=== Supplied records ===

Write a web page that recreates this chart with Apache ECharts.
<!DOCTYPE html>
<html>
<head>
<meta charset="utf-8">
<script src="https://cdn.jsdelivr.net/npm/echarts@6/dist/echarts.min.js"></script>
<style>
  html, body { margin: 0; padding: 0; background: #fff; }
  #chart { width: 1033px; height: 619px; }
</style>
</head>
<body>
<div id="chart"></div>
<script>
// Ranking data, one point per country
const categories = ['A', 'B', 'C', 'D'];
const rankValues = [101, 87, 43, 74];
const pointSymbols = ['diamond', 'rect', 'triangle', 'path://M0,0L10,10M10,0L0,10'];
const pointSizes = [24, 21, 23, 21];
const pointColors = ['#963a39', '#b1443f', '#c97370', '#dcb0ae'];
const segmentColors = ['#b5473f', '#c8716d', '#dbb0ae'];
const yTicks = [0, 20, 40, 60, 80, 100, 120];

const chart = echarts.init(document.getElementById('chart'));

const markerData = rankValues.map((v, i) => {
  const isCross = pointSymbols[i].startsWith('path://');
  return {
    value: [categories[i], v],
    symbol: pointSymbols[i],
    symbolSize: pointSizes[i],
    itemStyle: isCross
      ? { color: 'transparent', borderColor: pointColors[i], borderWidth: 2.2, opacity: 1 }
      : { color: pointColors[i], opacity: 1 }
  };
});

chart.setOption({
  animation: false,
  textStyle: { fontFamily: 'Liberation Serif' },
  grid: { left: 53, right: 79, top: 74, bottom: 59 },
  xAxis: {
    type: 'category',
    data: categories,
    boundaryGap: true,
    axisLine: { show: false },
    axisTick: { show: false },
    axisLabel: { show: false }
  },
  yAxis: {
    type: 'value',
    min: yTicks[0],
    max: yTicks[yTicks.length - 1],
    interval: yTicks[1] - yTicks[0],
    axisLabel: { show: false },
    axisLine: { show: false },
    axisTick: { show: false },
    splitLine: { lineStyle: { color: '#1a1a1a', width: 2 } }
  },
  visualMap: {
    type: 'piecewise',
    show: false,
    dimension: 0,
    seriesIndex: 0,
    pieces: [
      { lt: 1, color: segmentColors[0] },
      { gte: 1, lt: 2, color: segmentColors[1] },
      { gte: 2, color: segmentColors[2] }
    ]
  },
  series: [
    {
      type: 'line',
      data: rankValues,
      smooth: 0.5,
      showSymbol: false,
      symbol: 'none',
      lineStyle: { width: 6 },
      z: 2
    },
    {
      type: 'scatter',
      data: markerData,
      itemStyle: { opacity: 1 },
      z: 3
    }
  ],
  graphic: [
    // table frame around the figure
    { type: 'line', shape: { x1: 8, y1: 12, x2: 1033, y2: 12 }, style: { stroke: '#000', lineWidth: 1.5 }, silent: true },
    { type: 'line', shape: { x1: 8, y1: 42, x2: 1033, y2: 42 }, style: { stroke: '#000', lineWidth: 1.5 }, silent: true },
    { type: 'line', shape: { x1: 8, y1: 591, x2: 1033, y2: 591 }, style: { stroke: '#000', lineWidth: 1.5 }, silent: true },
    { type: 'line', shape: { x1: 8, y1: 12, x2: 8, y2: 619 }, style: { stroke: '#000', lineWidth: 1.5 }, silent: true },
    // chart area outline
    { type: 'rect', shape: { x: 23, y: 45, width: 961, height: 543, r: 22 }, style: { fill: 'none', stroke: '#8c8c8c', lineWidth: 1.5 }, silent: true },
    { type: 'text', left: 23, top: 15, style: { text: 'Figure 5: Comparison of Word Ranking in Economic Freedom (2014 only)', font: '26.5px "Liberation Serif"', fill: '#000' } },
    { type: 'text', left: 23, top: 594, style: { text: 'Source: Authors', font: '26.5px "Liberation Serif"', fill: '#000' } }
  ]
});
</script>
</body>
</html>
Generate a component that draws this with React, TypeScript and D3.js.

===

• [Objective]
Give the complete listing a second time, exactly as it reads.

• [Output below]
Write a web page that recreates this chart with Apache ECharts.
<!DOCTYPE html>
<html>
<head>
<meta charset="utf-8">
<script src="https://cdn.jsdelivr.net/npm/echarts@6/dist/echarts.min.js"></script>
<style>
  html, body { margin: 0; padding: 0; background: #fff; }
  #chart { width: 1033px; height: 619px; }
</style>
</head>
<body>
<div id="chart"></div>
<script>
// Ranking data, one point per country
const categories = ['A', 'B', 'C', 'D'];
const rankValues = [101, 87, 43, 74];
const pointSymbols = ['diamond', 'rect', 'triangle', 'path://M0,0L10,10M10,0L0,10'];
const pointSizes = [24, 21, 23, 21];
const pointColors = ['#963a39', '#b1443f', '#c97370', '#dcb0ae'];
const segmentColors = ['#b5473f', '#c8716d', '#dbb0ae'];
const yTicks = [0, 20, 40, 60, 80, 100, 120];

const chart = echarts.init(document.getElementById('chart'));

const markerData = rankValues.map((v, i) => {
  const isCross = pointSymbols[i].startsWith('path://');
  return {
    value: [categories[i], v],
    symbol: pointSymbols[i],
    symbolSize: pointSizes[i],
    itemStyle: isCross
      ? { color: 'transparent', borderColor: pointColors[i], borderWidth: 2.2, opacity: 1 }
      : { color: pointColors[i], opacity: 1 }
  };
});

chart.setOption({
  animation: false,
  textStyle: { fontFamily: 'Liberation Serif' },
  grid: { left: 53, right: 79, top: 74, bottom: 59 },
  xAxis: {
    type: 'category',
    data: categories,
    boundaryGap: true,
    axisLine: { show: false },
    axisTick: { show: false },
    axisLabel: { show: false }
  },
  yAxis: {
    type: 'value',
    min: yTicks[0],
    max: yTicks[yTicks.length - 1],
    interval: yTicks[1] - yTicks[0],
    axisLabel: { show: false },
    axisLine: { show: false },
    axisTick: { show: false },
    splitLine: { lineStyle: { color: '#1a1a1a', width: 2 } }
  },
  visualMap: {
    type: 'piecewise',
    show: false,
    dimension: 0,
    seriesIndex: 0,
    pieces: [
      { lt: 1, color: segmentColors[0] },
      { gte: 1, lt: 2, color: segmentColors[1] },
      { gte: 2, color: segmentColors[2] }
    ]
  },
  series: [
    {
      type: 'line',
      data: rankValues,
      smooth: 0.5,
      showSymbol: false,
      symbol: 'none',
      lineStyle: { width: 6 },
      z: 2
    },
    {
      type: 'scatter',
      data: markerData,
      itemStyle: { opacity: 1 },
      z: 3
    }
  ],
  graphic: [
    // table frame around the figure
    { type: 'line', shape: { x1: 8, y1: 12, x2: 1033, y2: 12 }, style: { stroke: '#000', lineWidth: 1.5 }, silent: true },
    { type: 'line', shape: { x1: 8, y1: 42, x2: 1033, y2: 42 }, style: { stroke: '#000', lineWidth: 1.5 }, silent: true },
    { type: 'line', shape: { x1: 8, y1: 591, x2: 1033, y2: 591 }, style: { stroke: '#000', lineWidth: 1.5 }, silent: true },
    { type: 'line', shape: { x1: 8, y1: 12, x2: 8, y2: 619 }, style: { stroke: '#000', lineWidth: 1.5 }, silent: true },
    // chart area outline
    { type: 'rect', shape: { x: 23, y: 45, width: 961, height: 543, r: 22 }, style: { fill: 'none', stroke: '#8c8c8c', lineWidth: 1.5 }, silent: true },
    { type: 'text', left: 23, top: 15, style: { text: 'Figure 5: Comparison of Word Ranking in Economic Freedom (2014 only)', font: '26.5px "Liberation Serif"', fill: '#000' } },
    { type: 'text', left: 23, top: 594, style: { text: 'Source: Authors', font: '26.5px "Liberation Serif"', fill: '#000' } }
  ]
});
</script>
</body>
</html>
Generate a component that draws this with React, TypeScript and D3.js.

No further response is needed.